EXERCISE DIRECTIONS
Retype only what runs from the beginning of the data through the line with "from bokeh.resources import INLINE"; please omit the pictures and keep every line exact.
==========
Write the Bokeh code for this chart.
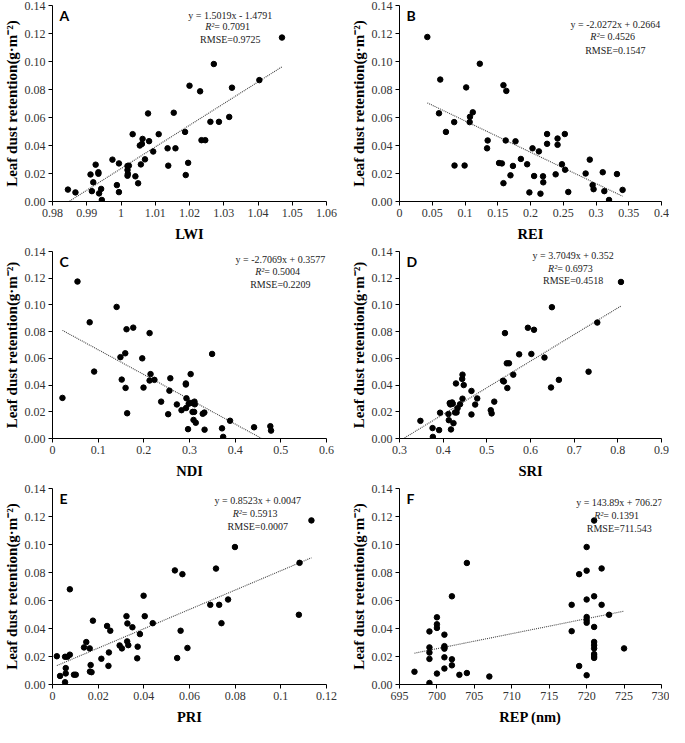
import numpy as np
from bokeh.plotting import figure
from bokeh.layouts import column, row
from bokeh.models import FixedTicker, Range1d, Label
from bokeh.embed import file_html
from bokeh.resources import INLINE

# ---------------- data ----------------
Y_TICKS = [0.0, 0.02, 0.04, 0.06, 0.08, 0.10, 0.12, 0.14]
Y_LABELS = ["0.00", "0.02", "0.04", "0.06", "0.08", "0.10", "0.12", "0.14"]
Y_TITLE = "Leaf dust retention(g\u00b7m\u207b\u00b2)"

lwi_x = [0.9845, 0.9867, 0.9911, 0.9915, 0.9919, 0.9926, 0.9934, 0.9934, 0.9936, 0.9942,
         0.9944, 0.9975, 0.9988, 0.9994, 0.9994, 1.0019, 1.0023, 1.0019, 1.0020, 1.0019,
         1.0034, 1.0042, 1.0050, 1.0055, 1.0058, 1.0061, 1.0063, 1.0070, 1.0079, 1.0082,
         1.0094, 1.0110, 1.0136, 1.0138, 1.0154, 1.0159, 1.0187, 1.0189, 1.0196, 1.0200,
         1.0231, 1.0235, 1.0246, 1.0261, 1.0271, 1.0286, 1.0316, 1.0324, 1.0404, 1.0470]
lwi_y = [0.0085, 0.0065, 0.0193, 0.0074, 0.0137, 0.0263, 0.0209, 0.0198, 0.0058, 0.0090,
         0.0011, 0.0299, 0.0117, 0.0272, 0.0067, 0.0254, 0.0256, 0.0225, 0.0198, 0.0184,
         0.0481, 0.0180, 0.0130, 0.0400, 0.0265, 0.0411, 0.0447, 0.0301, 0.0629, 0.0431,
         0.0357, 0.0481, 0.0380, 0.0256, 0.0634, 0.0380, 0.0497, 0.0189, 0.0276, 0.0827,
         0.0787, 0.0438, 0.0438, 0.0569, 0.0982, 0.0569, 0.0604, 0.0813, 0.0867, 0.1171]
lwi_ticks = [0.98, 0.99, 1.0, 1.01, 1.02, 1.03, 1.04, 1.05, 1.06]
lwi_labels = ["0.98", "0.99", "1", "1.01", "1.02", "1.03", "1.04", "1.05", "1.06"]

rei_x = [0.0425, 0.0622, 0.0603, 0.0709, 0.0835, 0.0840, 0.1018, 0.0994, 0.1076, 0.1071,
         0.1119, 0.1226, 0.1337, 0.1346, 0.1520, 0.1563, 0.1587, 0.1587, 0.1631, 0.1621,
         0.1694, 0.1732, 0.1771, 0.1853, 0.1949, 0.1983, 0.2031, 0.2055, 0.2128, 0.2152,
         0.2191, 0.2195, 0.2253, 0.2253, 0.2384, 0.2413, 0.2413, 0.2480, 0.2524, 0.2528,
         0.2577, 0.2842, 0.2905, 0.2948, 0.2963, 0.3103, 0.3127, 0.3199, 0.3320, 0.3406]
rei_y = [0.1175, 0.0871, 0.0630, 0.0497, 0.0567, 0.0257, 0.0815, 0.0257, 0.0605, 0.0567,
         0.0637, 0.0984, 0.0380, 0.0436, 0.0275, 0.0272, 0.0131, 0.0831, 0.0790, 0.0436,
         0.0187, 0.0254, 0.0430, 0.0304, 0.0266, 0.0065, 0.0380, 0.0182, 0.0358, 0.0056,
         0.0180, 0.0137, 0.0482, 0.0412, 0.0194, 0.0450, 0.0405, 0.0266, 0.0482, 0.0227,
         0.0068, 0.0200, 0.0299, 0.0117, 0.0088, 0.0209, 0.0074, 0.0011, 0.0196, 0.0083]
rei_ticks = [0.0, 0.05, 0.1, 0.15, 0.2, 0.25, 0.3, 0.35, 0.4]
rei_labels = ["0", "0.05", "0.1", "0.15", "0.2", "0.25", "0.3", "0.35", "0.4"]

ndi_x = [0.0218, 0.0547, 0.0814, 0.0912, 0.1404, 0.1488, 0.1516, 0.1593, 0.1600, 0.1621,
         0.1635, 0.1768, 0.1965, 0.1993, 0.2126, 0.2126, 0.2147, 0.2232, 0.2379, 0.2580,
         0.2560, 0.2533, 0.2723, 0.2825, 0.2920, 0.2920, 0.2933, 0.2925, 0.2968, 0.2982,
         0.3025, 0.3011, 0.3081, 0.3109, 0.3116, 0.3067, 0.3102, 0.3088, 0.3137, 0.3290,
         0.3325, 0.3330, 0.3495, 0.3712, 0.3737, 0.3888, 0.4414, 0.4770, 0.4786]
ndi_y = [0.0304, 0.1175, 0.0870, 0.0501, 0.0985, 0.0609, 0.0441, 0.0638, 0.0379, 0.0818,
         0.0189, 0.0830, 0.0600, 0.0381, 0.0789, 0.0434, 0.0482, 0.0439, 0.0276, 0.0451,
         0.0358, 0.0182, 0.0255, 0.0212, 0.0412, 0.0404, 0.0301, 0.0228, 0.0070, 0.0260,
         0.0482, 0.0266, 0.0264, 0.0276, 0.0256, 0.0199, 0.0199, 0.0139, 0.0118, 0.0185,
         0.0194, 0.0066, 0.0633, 0.0076, 0.0012, 0.0133, 0.0084, 0.0092, 0.0059]
ndi_ticks = [0.0, 0.1, 0.2, 0.3, 0.4, 0.5, 0.6]
ndi_labels = ["0", "0.1", "0.2", "0.3", "0.4", "0.5", "0.6"]

sri_x = [0.3479, 0.3757, 0.3764, 0.3907, 0.3929, 0.4121, 0.4129, 0.4150, 0.4165, 0.4179,
         0.4205, 0.4220, 0.4236, 0.4271, 0.4307, 0.4293, 0.4329, 0.4386, 0.4443, 0.4436,
         0.4471, 0.4443, 0.4648, 0.4648, 0.4780, 0.4733, 0.5090, 0.5110, 0.5170, 0.5370,
         0.5390, 0.5457, 0.5507, 0.5470, 0.5605, 0.5415, 0.5740, 0.5940, 0.6020, 0.6080,
         0.6320, 0.6470, 0.6490, 0.6650, 0.7330, 0.7529, 0.8072]
sri_y = [0.0132, 0.0078, 0.0012, 0.0063, 0.0193, 0.0183, 0.0137, 0.0265, 0.0255, 0.0068,
         0.0270, 0.0260, 0.0115, 0.0195, 0.0195, 0.0412, 0.0227, 0.0256, 0.0478, 0.0446,
         0.0400, 0.0298, 0.0356, 0.0180, 0.0300, 0.0254, 0.0212, 0.0188, 0.0276, 0.0432,
         0.0427, 0.0563, 0.0563, 0.0378, 0.0478, 0.0789, 0.0630, 0.0829, 0.0633, 0.0814,
         0.0606, 0.0382, 0.0983, 0.0439, 0.0500, 0.0868, 0.1172]
sri_ticks = [0.3, 0.4, 0.5, 0.6, 0.7, 0.8, 0.9]
sri_labels = ["0.3", "0.4", "0.5", "0.6", "0.7", "0.8", "0.9"]

pri_x = [0.0019, 0.0033, 0.0055, 0.0065, 0.0076, 0.0055, 0.0058, 0.0058, 0.0076, 0.0094,
         0.0102, 0.0138, 0.0148, 0.0163, 0.0167, 0.0164, 0.0171, 0.0177, 0.0214, 0.0239,
         0.0245, 0.0247, 0.0253, 0.0294, 0.0304, 0.0324, 0.0328, 0.0327, 0.0332, 0.0350,
         0.0371, 0.0373, 0.0383, 0.0399, 0.0404, 0.0439, 0.0536, 0.0546, 0.0561, 0.0569,
         0.0591, 0.0691, 0.0716, 0.0730, 0.0740, 0.0769, 0.0799, 0.1079, 0.1082, 0.1134]
pri_y = [0.0202, 0.0061, 0.0198, 0.0198, 0.0213, 0.0016, 0.0079, 0.0117, 0.0680, 0.0070,
         0.0070, 0.0265, 0.0303, 0.0258, 0.0139, 0.0092, 0.0088, 0.0456, 0.0184, 0.0418,
         0.0133, 0.0229, 0.0384, 0.0279, 0.0258, 0.0488, 0.0436, 0.0308, 0.0281, 0.0409,
         0.0187, 0.0270, 0.0360, 0.0634, 0.0488, 0.0438, 0.0815, 0.0189, 0.0384, 0.0788,
         0.0261, 0.0569, 0.0828, 0.0569, 0.0438, 0.0607, 0.0982, 0.0498, 0.0869, 0.1172]
pri_ticks = [0.0, 0.02, 0.04, 0.06, 0.08, 0.1, 0.12]
pri_labels = ["0", "0.02", "0.04", "0.06", "0.08", "0.1", "0.12"]

rep_x = [697, 699, 699, 699, 699, 699, 700, 700, 700, 700, 701, 701, 701, 701, 701, 701,
         702, 702, 702, 703, 704, 704, 707, 718, 718, 719, 719, 720, 720, 720, 720, 720,
         720, 720, 721, 721, 721, 721, 721, 721, 721, 721, 721, 722, 722, 723, 725]
rep_y = [0.0091, 0.0379, 0.0265, 0.0228, 0.0183, 0.0011, 0.0480, 0.0430, 0.0404, 0.0078,
         0.0356, 0.0274, 0.0265, 0.0256, 0.0194, 0.0114, 0.0630, 0.0180, 0.0137, 0.0069,
         0.0868, 0.0082, 0.0057, 0.0569, 0.0381, 0.0788, 0.0132, 0.0982, 0.0813, 0.0607,
         0.0482, 0.0459, 0.0441, 0.0066, 0.1171, 0.0630, 0.0411, 0.0304, 0.0281, 0.0258,
         0.0217, 0.0203, 0.0190, 0.0829, 0.0569, 0.0498, 0.0258]
rep_ticks = [695, 700, 705, 710, 715, 720, 725, 730]
rep_labels = ["695", "700", "705", "710", "715", "720", "725", "730"]

letters = ["A", "B", "C", "D", "E", "F"]
x_titles = ["LWI", "REI", "NDI", "SRI", "PRI", "REP (nm)"]
eq_lines = [
    ("y = 1.5019x - 1.4791", " = 0.7091", "RMSE=0.9725"),
    ("y = -2.0272x + 0.2664", " = 0.4526", "RMSE=0.1547"),
    ("y = -2.7069x + 0.3577", " = 0.5004", "RMSE=0.2209"),
    ("y = 3.7049x + 0.352", " = 0.6973", "RMSE=0.4518"),
    ("y = 0.8523x + 0.0047", " = 0.5913", "RMSE=0.0007"),
    ("y = 143.89x + 706.27", " = 0.1391", "RMSE=711.543"),
]
# trendline drawn back to the axis (Excel backward forecast) for panel D
trend_to_axis = [False, False, False, True, False, False]

# ---------------- layout / style ----------------
SERIF = "Liberation Serif"
LW, RW = 347, 322
BL = 47
ROWS = [(244, 5), (237, 7), (246, 7)]   # (figure height, top border)
BB = 38

# (equation centre: px left of frame right edge, line offsets from frame top in px)
eq_pos = [(98, [10, 22, 35]), (47, [19, 32, 46]), (47, [8, 21, 34]),
          (90, [4, 17, 30]), (70, [12, 26, 39]), (43, [14, 28, 41])]


def make_panel(i, xs, ys, ticks, labels, width, rowspec, br):
    height, bt = rowspec
    xr = (ticks[0], ticks[-1])
    p = figure(width=width, height=height, x_range=Range1d(*xr), y_range=Range1d(0, 0.14),
               output_backend="svg", toolbar_location=None,
               min_border_left=BL, min_border_right=br,
               min_border_top=bt, min_border_bottom=BB)
    p.xgrid.visible = False
    p.ygrid.visible = False
    p.outline_line_color = None
    p.background_fill_color = "white"
    p.border_fill_color = "white"

    frame_w = width - BL - br
    frame_h = height - bt - BB

    for ax, tk, lb in ((p.xaxis, ticks, labels), (p.yaxis, Y_TICKS, Y_LABELS)):
        ax.ticker = FixedTicker(ticks=tk)
        ax.major_label_overrides = {t: l for t, l in zip(tk, lb)}
        ax.major_label_text_font = SERIF
        ax.major_label_text_font_size = "12px"
        ax.major_label_text_color = "#333333"
        ax.major_label_standoff = 3
        ax.axis_line_color = "black"
        ax.axis_line_width = 1
        ax.major_tick_line_color = "black"
        ax.major_tick_in = 0
        ax.major_tick_out = 4
        ax.minor_tick_line_color = None
        ax.axis_label_text_font = SERIF
        ax.axis_label_text_font_style = "bold"
        ax.axis_label_text_color = "black"
    p.xaxis.axis_label = x_titles[i]
    p.xaxis.axis_label_text_font_size = "14.5px"
    p.xaxis.axis_label_standoff = 6
    p.yaxis.axis_label = Y_TITLE
    p.yaxis.axis_label_text_font_size = "15px"
    p.yaxis.axis_label_standoff = 2

    # least-squares trend line
    xa = np.array(xs, dtype=float)
    ya = np.array(ys, dtype=float)
    k, b = np.polyfit(xa, ya, 1)
    x0 = xr[0] if trend_to_axis[i] else xa.min()
    lx = np.array([x0, xa.max()])
    p.line(lx, k * lx + b, line_color="#444444", line_width=1.1, line_dash="1 1")

    p.scatter(xs, ys, size=5.5, color="black")

    span = xr[1] - xr[0]
    # panel letter
    p.add_layout(Label(x=xr[0], y=0.14 * (1 - 2 / frame_h), x_offset=7,
                       text=letters[i], text_font="Lato", text_font_style="bold",
                       text_font_size="14px", text_baseline="top", text_align="left",
                       text_color="black"))

    off_r, offs = eq_pos[i]
    cx = xr[1] - off_r / frame_w * span
    l1, l2, l3 = eq_lines[i]
    ycoords = [0.14 * (1 - o / frame_h) for o in offs]
    common = dict(text_font=SERIF, text_font_size="10px", text_baseline="middle",
                  text_color="#222222")
    p.add_layout(Label(x=cx, y=ycoords[0], text=l1, text_align="center", **common))
    p.add_layout(Label(x=cx, y=ycoords[1], x_offset=-16, text="R\u00b2",
                       text_align="right", text_font_style="italic", **common))
    p.add_layout(Label(x=cx, y=ycoords[1], x_offset=-16, text=l2,
                       text_align="left", **common))
    p.add_layout(Label(x=cx, y=ycoords[2], text=l3, text_align="center", **common))
    return p


pA = make_panel(0, lwi_x, lwi_y, lwi_ticks, lwi_labels, LW, ROWS[0], 21)
pB = make_panel(1, rei_x, rei_y, rei_ticks, rei_labels, RW, ROWS[0], 8)
pC = make_panel(2, ndi_x, ndi_y, ndi_ticks, ndi_labels, LW, ROWS[1], 21)
pD = make_panel(3, sri_x, sri_y, sri_ticks, sri_labels, RW, ROWS[1], 8)
pE = make_panel(4, pri_x, pri_y, pri_ticks, pri_labels, LW, ROWS[2], 21)
pF = make_panel(5, rep_x, rep_y, rep_ticks, rep_labels, RW, ROWS[2], 8)

layout = column(row(pA, pB), row(pC, pD), row(pE, pF))
open("out.html", "w").write(file_html(layout, INLINE))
==========
RESPONSE TO THE EXERCISE
Write the Bokeh code for this chart.
import numpy as np
from bokeh.plotting import figure
from bokeh.layouts import column, row
from bokeh.models import FixedTicker, Range1d, Label
from bokeh.embed import file_html
from bokeh.resources import INLINE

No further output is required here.